We now know there are 13155 lines on HTML on the CRAN Package page. But is all of that code useful to us? Of course not. We do not need anything but the table. So the code in the beginning and at the end can be ignored. Here’s some of the extraneous code at the beginning:

head(readByDate,3)
## [1] "<!DOCTYPE html PUBLIC \"-//W3C//DTD XHTML 1.0 Strict//EN\" \"http://www.w3.org/TR/xhtml1/DTD/xhtml1-strict.dtd\">"
## [2] "<html xmlns=\"http://www.w3.org/1999/xhtml\">"                                                                    
## [3] "<head>"

and here’s some code we do not need at the end:

tail(readByDate,3)
## [1] "</table>" "</body>"  "</html>"

So now we will get the code of interest that includes the information about the CRAN Packages. To make sure it all looks right, let’s also look at the first and last line of the file we have created:

readByDate <- readByDate[18:length(readByDate)-3]
readByDate[1]
## [1] "<tr> <td> 2017-06-27 </td> <td> <a href=\"../../web/packages/bridgesampling/index.html\">bridgesampling</a> </td> <td> Bridge Sampling for Marginal Likelihoods and Bayes Factors </td> </tr>"
readByDate[length(readByDate)]
## [1] "<tr> <td> 2005-10-29 </td> <td> <a href=\"../../web/packages/vioplot/index.html\">vioplot</a> </td> <td> Violin plot </td> </tr>"

OK, everything looks OK. We have scraped the CRAN site and parsed the HTML code to the line we are interested in. Now we start using some R code. I know this might be one of your first introductions to R so I will probably use some terms that are new to you. Sorry about that! To keep this post small, rather than explain each term, I’ll provide you links where you can learn more. Do not get to concerned about this. I promise you will know all this and more if you follow my blog!

The first of these concepts is critically important to the world of R - data frames. A data frame is R’s standard container for data. It is extremely flexible: variables can be numeric, character or factors, or indeed any data type supported by the system. The only constraint is that all variables in the data frame must have the same number of rows. You will become very familiar with data frames. In fact, you will use them every time you use R!

Below, we create a data frame from the HTML code we have collected:

readByDate <- data.frame(readByDate, stringsAsFactors = FALSE )

We can now look at the data frame (notice I load a library to assist. Was this really needed below - no. But I have gotten into the habit to using the dplyr library whenever I can:

library(dplyr)
glimpse(readByDate)
## Observations: 13,138
## Variables: 1
## $ readByDate <chr> "<tr> <td> 2017-06-27 </td> <td> <a href=\"../../we...

Whenever importing data, you must review it carefully. There are always surprises. (This will be a topic for another blog entry). The data we have has problems.

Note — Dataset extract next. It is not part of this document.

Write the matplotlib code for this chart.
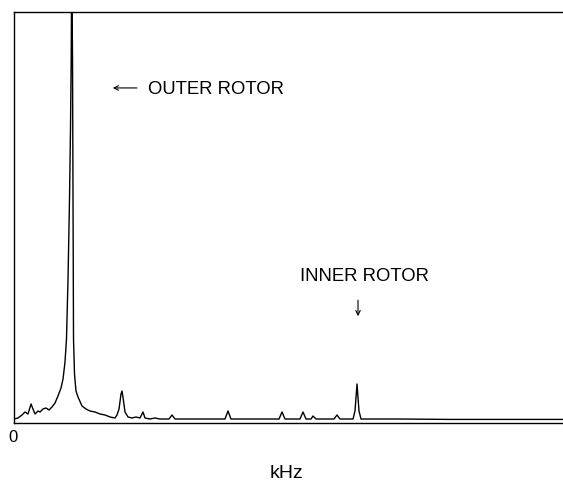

Let’s look at one example:

readByDate[8,1]
## [1] "<tr> <td> 2017-06-27 </td> <td> <a href=\"../../web/packages/JM/index.html\">JM</a> </td> <td> Joint Modeling of Longitudinal and Survival Data </td> </tr>"

We are interested in records that begin with the HTML tags <tr> <td> only. Therefore, we will create a list of Boolean (TRUE or FALSE) values where TRUE indicates the record in the data frame begins with the HTML tags we expect.

library(stringr)
tmpBool <- str_detect(readByDate$readByDate, "<tr> <td>")

We can then filter the data frame using the Boolean list so only records that are TRUE (ie, starting with the HTML tags <tr> <td>) are kept in the data frame. FALSE records will be removed.

readByDate <- data_frame(readByDate[tmpBool,])

We’re done! All we need to do is count how many records remain:

nrow(readByDate)
## [1] 10929

So we now know there are 10929 R packages.

Even if the code does not make sense to you, the logic we used as pretty simple. All we did was count how many records in an HTML start with specific HTML tags. The code works, but. . . was it the most efficient method? No, not even close.

Recall the beginning of this document when I stated there is an R package for everything and often these tools make things easier? Well, like always, it is true in the case too.

The rvest package provides all the functionality to answer our question - How namy R packages are there? in 1 line of code (after loading the package and identifying the URL):

library(rvest)
pkgs <- "https://cran.r-project.org/web/packages/available_packages_by_date.html"
pkgs_raw <- read_html(pkgs) %>% html_nodes("table") %>% .[[1]] %>% html_table()

Using rvest, the number of records is 10929 - the same number we calculated before!

Again, if there is a package that meets your needs - use it. It will save time and effort every time!

FYI: If you run this code in RStudio, you’ll find that my code runs much faster than the rvest code. I guess sometimes there is a tradeoff between simplicity and performance.